### Brief
Restate each of the lines below word for word and drop every picture.

::::::::::

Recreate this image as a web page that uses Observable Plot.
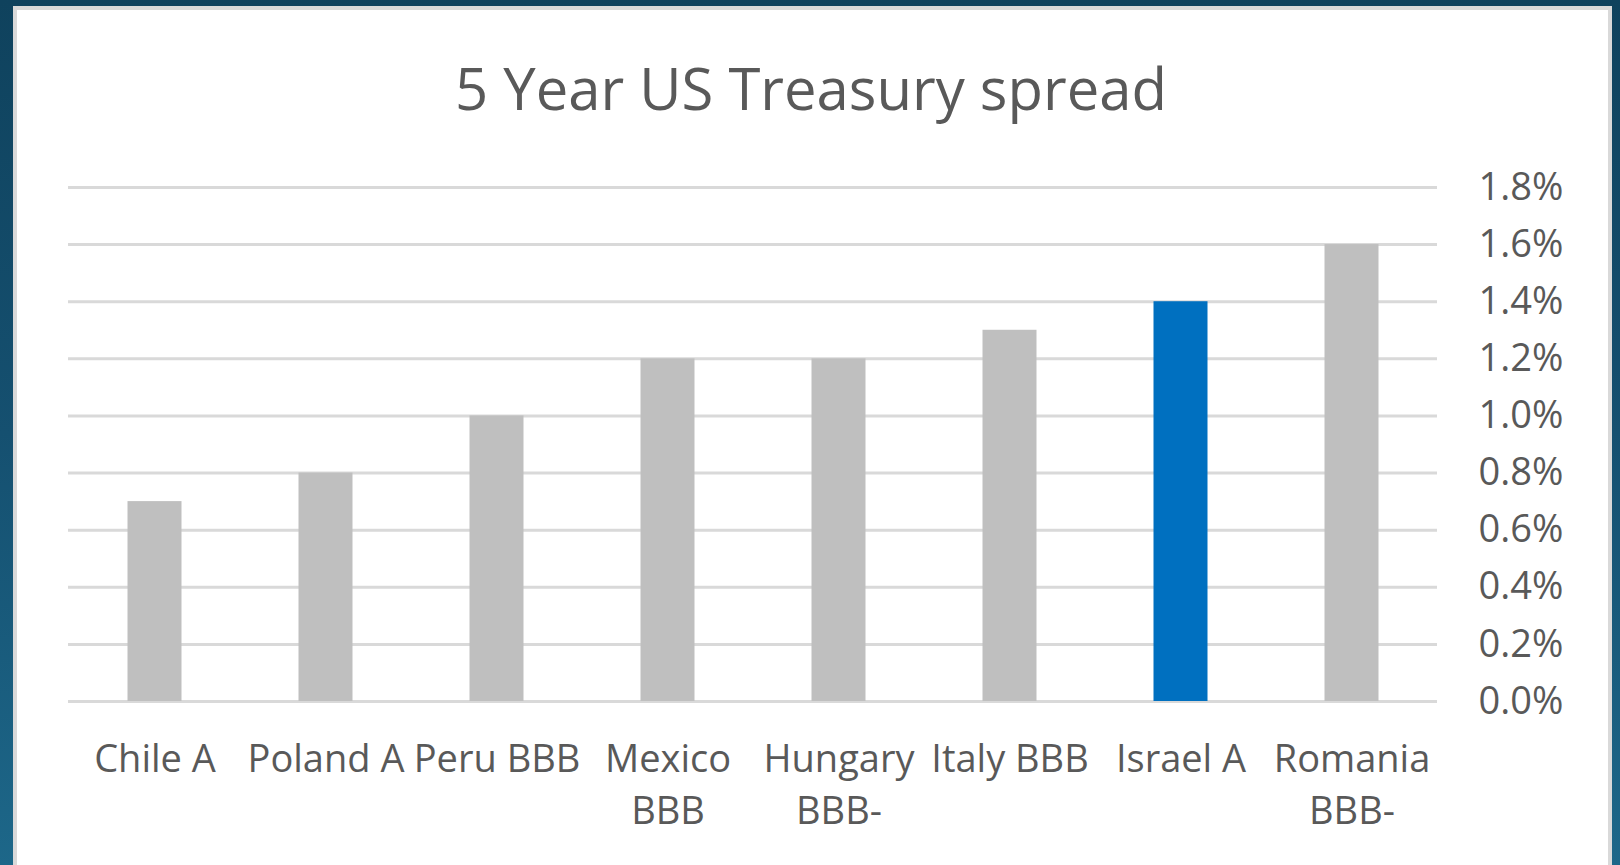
<!DOCTYPE html>
<html><head><meta charset="utf-8">
<script src="https://cdn.jsdelivr.net/npm/d3@7"></script>
<script src="https://cdn.jsdelivr.net/npm/@observablehq/plot@0.6"></script>
<style>
html,body{margin:0;padding:0;}
body{width:1620px;height:865px;overflow:hidden;position:relative;background:linear-gradient(180deg,#0f425d 0%,#155070 50%,#1d6789 100%);font-family:"Open Sans",sans-serif;}
#panel{position:absolute;left:13px;top:6px;width:1599px;height:880px;box-sizing:border-box;border:4px solid #d9d9d9;background:#fff;}
#title{position:absolute;left:0;width:1622px;top:59px;text-align:center;font-size:58px;line-height:1;color:#595959;font-family:"Open Sans",sans-serif;}
#chart{position:absolute;left:0;top:0;}
</style></head><body>
<div id="panel"></div>
<div id="title">5 Year US Treasury spread</div>
<div id="chart"></div>
<script>
const countries = ["Chile A","Poland A","Peru BBB","Mexico BBB","Hungary BBB-","Italy BBB","Israel A","Romania BBB-"];
const axisLabels = ["Chile A","Poland A","Peru BBB","Mexico\nBBB","Hungary\nBBB-","Italy BBB","Israel A","Romania\nBBB-"];
const spreads = [0.7,0.8,1.0,1.2,1.2,1.3,1.4,1.6];
const yTicks = [0,0.2,0.4,0.6,0.8,1.0,1.2,1.4,1.6,1.8];
const highlighted = "Israel A";

const data = countries.map((c,i)=>({country:c, spread:spreads[i]}));

const chart = Plot.plot({
  width:1620, height:865,
  marginLeft:68, marginRight:183, marginTop:187, marginBottom:164,
  x:{domain:countries, padding:0, axis:null, label:null},
  y:{domain:[0,1.8], axis:null, label:null},
  style:{background:"transparent", color:"#595959", fontFamily:"'Open Sans', sans-serif", fontSize:"38px"},
  marks:[
    Plot.ruleY(yTicks,{stroke:"#d9d9d9", strokeWidth:3}),
    Plot.barY(data,{filter:d=>d.country!==highlighted, x:"country", y:"spread", fill:"#bfbfbf", insetLeft:58.5, insetRight:58.5}),
    Plot.barY(data,{filter:d=>d.country===highlighted, x:"country", y:"spread", fill:"#0070c0", insetLeft:58.5, insetRight:58.5}),
    Plot.axisY({anchor:"right", ticks:yTicks, tickSize:0, tickPadding:41, tickFormat:d=>d.toFixed(1)+"%", fontSize:38, fill:"#595959", label:null}),
    Plot.axisX({anchor:"bottom", tickSize:0, tickPadding:33, tickFormat:d=>axisLabels[countries.indexOf(d)], lineHeight:1.376, fontSize:38, fill:"#595959", label:null})
  ]
});
document.getElementById("chart").appendChild(chart);
</script>
</body></html>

::::::::::

### Exercise answer
Recreate this image as a web page that uses Observable Plot.
<!DOCTYPE html>
<html><head><meta charset="utf-8">
<script src="https://cdn.jsdelivr.net/npm/d3@7"></script>
<script src="https://cdn.jsdelivr.net/npm/@observablehq/plot@0.6"></script>
<style>
html,body{margin:0;padding:0;}
body{width:1620px;height:865px;overflow:hidden;position:relative;background:linear-gradient(180deg,#0f425d 0%,#155070 50%,#1d6789 100%);font-family:"Open Sans",sans-serif;}
#panel{position:absolute;left:13px;top:6px;width:1599px;height:880px;box-sizing:border-box;border:4px solid #d9d9d9;background:#fff;}
#title{position:absolute;left:0;width:1622px;top:59px;text-align:center;font-size:58px;line-height:1;color:#595959;font-family:"Open Sans",sans-serif;}
#chart{position:absolute;left:0;top:0;}
</style></head><body>
<div id="panel"></div>
<div id="title">5 Year US Treasury spread</div>
<div id="chart"></div>
<script>
const countries = ["Chile A","Poland A","Peru BBB","Mexico BBB","Hungary BBB-","Italy BBB","Israel A","Romania BBB-"];
const axisLabels = ["Chile A","Poland A","Peru BBB","Mexico\nBBB","Hungary\nBBB-","Italy BBB","Israel A","Romania\nBBB-"];
const spreads = [0.7,0.8,1.0,1.2,1.2,1.3,1.4,1.6];
const yTicks = [0,0.2,0.4,0.6,0.8,1.0,1.2,1.4,1.6,1.8];
const highlighted = "Israel A";

const data = countries.map((c,i)=>({country:c, spread:spreads[i]}));

const chart = Plot.plot({
  width:1620, height:865,
  marginLeft:68, marginRight:183, marginTop:187, marginBottom:164,
  x:{domain:countries, padding:0, axis:null, label:null},
  y:{domain:[0,1.8], axis:null, label:null},
  style:{background:"transparent", color:"#595959", fontFamily:"'Open Sans', sans-serif", fontSize:"38px"},
  marks:[
    Plot.ruleY(yTicks,{stroke:"#d9d9d9", strokeWidth:3}),
    Plot.barY(data,{filter:d=>d.country!==highlighted, x:"country", y:"spread", fill:"#bfbfbf", insetLeft:58.5, insetRight:58.5}),
    Plot.barY(data,{filter:d=>d.country===highlighted, x:"country", y:"spread", fill:"#0070c0", insetLeft:58.5, insetRight:58.5}),
    Plot.axisY({anchor:"right", ticks:yTicks, tickSize:0, tickPadding:41, tickFormat:d=>d.toFixed(1)+"%", fontSize:38, fill:"#595959", label:null}),
    Plot.axisX({anchor:"bottom", tickSize:0, tickPadding:33, tickFormat:d=>axisLabels[countries.indexOf(d)], lineHeight:1.376, fontSize:38, fill:"#595959", label:null})
  ]
});
document.getElementById("chart").appendChild(chart);
</script>
</body></html>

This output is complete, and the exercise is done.